La risposta di Francesco ci diede la consapevolezza che l’organizzazione di un evento tech era possibile anche in una piccola realtà come la nostra e ci diede quell’iniezione di fiducia ed entusiasmo che forse da soli non saremmo riusciti a trovare. Cominciammo a cercare altri top developer italiani, e avemmo un riscontro che in realtà non ci aspettavamo. In tanti aderirono con entusiasmo alla nostra iniziativa perché compresero la natura associativa dell’evento.
Anche se molti speaker venivano dal Nord Italia, il ComeToCode era visto come una scintilla in un contesto in cui può sembrare difficile creare qualcosa di questo tipo. E questo fece aderire molti speaker. Già alla prima edizione tirammo su una line-up di tutto rispetto. Di lì è stato un crescendo di edizione in edizione.

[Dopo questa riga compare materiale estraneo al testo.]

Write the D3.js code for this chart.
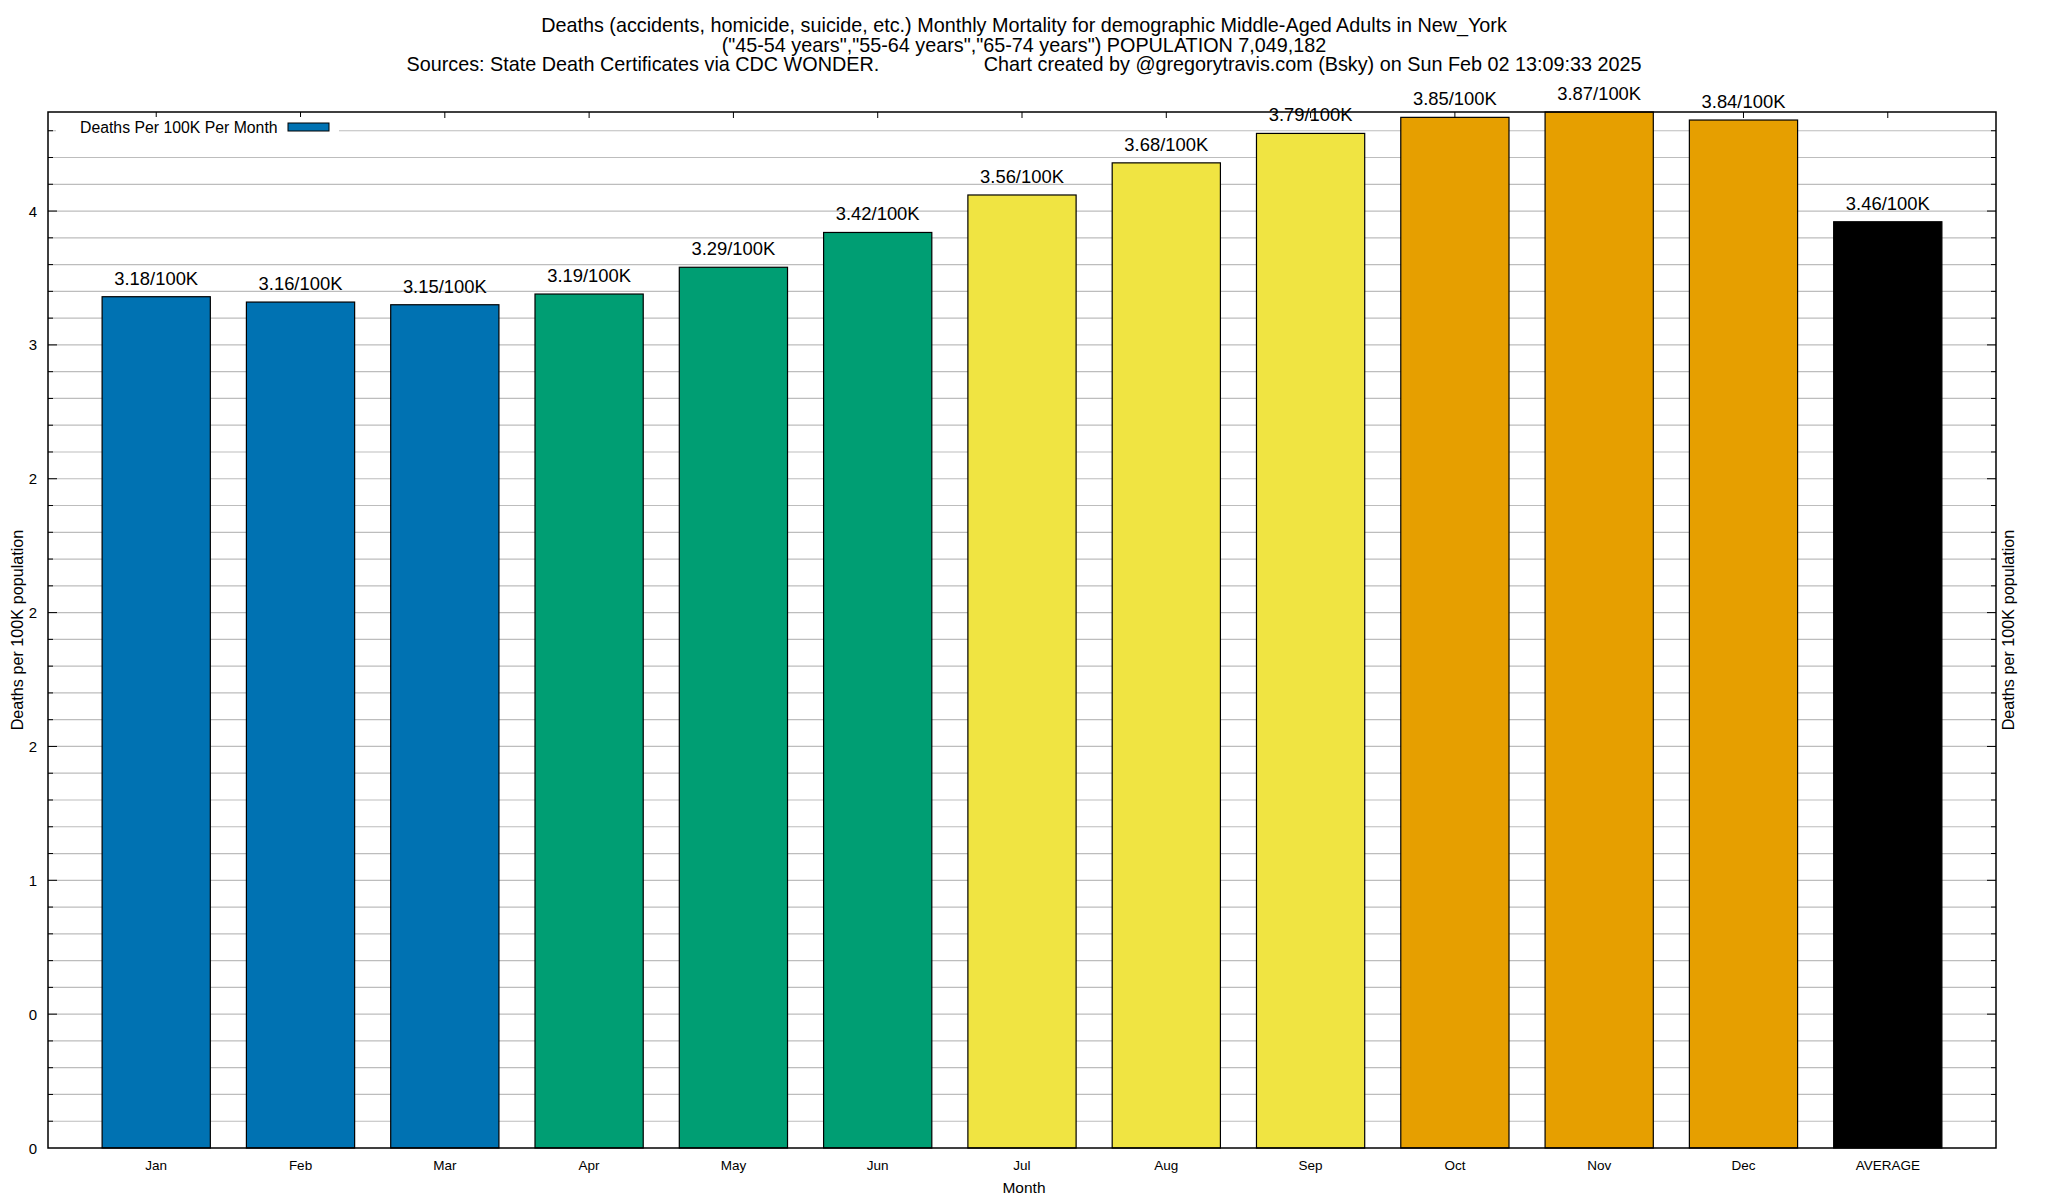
<!DOCTYPE html>
<html>
<head>
<meta charset="utf-8">
<script src="https://cdn.jsdelivr.net/npm/d3@7"></script>
<style>
  body { margin: 0; background: #fff; }
  svg { font-family: "Liberation Sans", Arial, Helvetica, sans-serif; }
  text { white-space: pre; }
</style>
</head>
<body>
<svg id="chart" width="2048" height="1200"></svg>
<script>
// Chart data
const months = ["Jan", "Feb", "Mar", "Apr", "May", "Jun", "Jul", "Aug", "Sep", "Oct", "Nov", "Dec", "AVERAGE"];
const deathRates = [3.18, 3.16, 3.15, 3.19, 3.29, 3.42, 3.56, 3.68, 3.79, 3.85, 3.87, 3.84, 3.46];
const barColors = ["#0072b2", "#0072b2", "#0072b2", "#009e73", "#009e73", "#009e73",
                   "#f0e442", "#f0e442", "#f0e442", "#e69f00", "#e69f00", "#e69f00", "#000000"];
const yTickValues = [0, 0.5, 1, 1.5, 2, 2.5, 3, 3.5];
const yTickLabels = ["0", "0", "1", "2", "2", "2", "3", "4"];
const titleLines = [
    "Deaths (accidents, homicide, suicide, etc.) Monthly Mortality for demographic Middle-Aged Adults in New_York",
    "(\"45-54 years\",\"55-64 years\",\"65-74 years\") POPULATION 7,049,182",
    "Sources: State Death Certificates via CDC WONDER.                   Chart created by @gregorytravis.com (Bsky) on Sun Feb 02 13:09:33 2025"
];
const legendLabel = "Deaths Per 100K Per Month";

// Plot area
const plot = { left: 48, right: 1996, top: 112, bottom: 1148 };
const svg = d3.select("#chart");

const xScale = d3.scaleLinear().domain([-0.75, months.length - 0.25]).range([plot.left, plot.right]);
const yScale = d3.scaleLinear().domain([0, d3.max(deathRates)]).range([plot.bottom, plot.top]);
const barHalf = 0.375;

// Title
svg.selectAll(".title").data(titleLines).enter().append("text")
    .attr("class", "title")
    .attr("x", 1024)
    .attr("y", (d, i) => 32 + i * 19.5)
    .attr("text-anchor", "middle")
    .attr("font-size", "19.8px")
    .text(d => d);

// Minor grid every 0.1
const minorTicks = d3.range(1, 40).map(i => i / 10).filter(v => v <= yScale.domain()[1]);
svg.append("g").selectAll("line").data(minorTicks).enter().append("line")
    .attr("x1", plot.left).attr("x2", plot.right)
    .attr("y1", d => yScale(d)).attr("y2", d => yScale(d))
    .attr("stroke", "#bdbdbd").attr("stroke-width", 1.2);

// y ticks on both sides
const tickG = svg.append("g").attr("stroke", "#000").attr("stroke-width", 1);
minorTicks.forEach(v => {
    const major = yTickValues.some(t => Math.abs(t - v) < 1e-9);
    const len = major ? 9 : 5;
    tickG.append("line").attr("x1", plot.left).attr("x2", plot.left + len)
        .attr("y1", yScale(v)).attr("y2", yScale(v));
    tickG.append("line").attr("x1", plot.right).attr("x2", plot.right - len)
        .attr("y1", yScale(v)).attr("y2", yScale(v));
});

// x ticks on top (mirror) and bottom
months.forEach((m, i) => {
    tickG.append("line").attr("x1", xScale(i)).attr("x2", xScale(i))
        .attr("y1", plot.top).attr("y2", plot.top + 6);
    tickG.append("line").attr("x1", xScale(i)).attr("x2", xScale(i))
        .attr("y1", plot.bottom).attr("y2", plot.bottom - 6);
});

// Legend box
svg.append("rect")
    .attr("x", 56).attr("y", 117).attr("width", 283).attr("height", 26)
    .attr("fill", "#fff");
svg.append("text")
    .attr("x", 80).attr("y", 133)
    .attr("font-size", "15.8px")
    .text(legendLabel);
svg.append("rect")
    .attr("x", 288).attr("y", 123).attr("width", 41).attr("height", 8)
    .attr("fill", barColors[0]).attr("stroke", "#000").attr("stroke-width", 1);

// Bars
svg.append("g").selectAll("rect").data(deathRates).enter().append("rect")
    .attr("x", (d, i) => xScale(i - barHalf))
    .attr("width", (d, i) => xScale(i + barHalf) - xScale(i - barHalf))
    .attr("y", d => yScale(d))
    .attr("height", d => plot.bottom - yScale(d))
    .attr("fill", (d, i) => barColors[i])
    .attr("stroke", "#000").attr("stroke-width", 1.2);

// Bar value labels
svg.append("g").selectAll("text").data(deathRates).enter().append("text")
    .attr("x", (d, i) => xScale(i))
    .attr("y", d => yScale(d) - 12)
    .attr("text-anchor", "middle")
    .attr("font-size", "18.4px")
    .text(d => `${d.toFixed(2)}/100K`);

// Plot frame
svg.append("rect")
    .attr("x", plot.left).attr("y", plot.top)
    .attr("width", plot.right - plot.left).attr("height", plot.bottom - plot.top)
    .attr("fill", "none").attr("stroke", "#000").attr("stroke-width", 1.5);

// y tick labels
svg.append("g").selectAll("text").data(yTickValues).enter().append("text")
    .attr("x", 37)
    .attr("y", d => yScale(d) + 5.5)
    .attr("text-anchor", "end")
    .attr("font-size", "15px")
    .text((d, i) => yTickLabels[i]);

// x tick labels
svg.append("g").selectAll("text").data(months).enter().append("text")
    .attr("x", (d, i) => xScale(i))
    .attr("y", plot.bottom + 22)
    .attr("text-anchor", "middle")
    .attr("font-size", "13.5px")
    .text(d => d);

// Axis titles
svg.append("text")
    .attr("x", 1024).attr("y", 1193)
    .attr("text-anchor", "middle")
    .attr("font-size", "15.5px")
    .text("Month");

[17, 2008].forEach(xPos => {
    svg.append("text")
        .attr("transform", `translate(${xPos},${(plot.top + plot.bottom) / 2}) rotate(-90)`)
        .attr("dy", "0.35em")
        .attr("text-anchor", "middle")
        .attr("font-size", "16.2px")
        .text("Deaths per 100K population");
});
</script>
</body>
</html>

Abbiamo deciso di non emulare le grandi conferenze, ma di dare al ComeToCode la connotazione di una piccola community di provincia, trasmettendo un senso di calore e attenzione verso speaker e partecipanti che è stata molto apprezzata da subito.
La nostra sfida ora è quella di mantenere questo impegno e questo entusiasmo per qualche altro anno.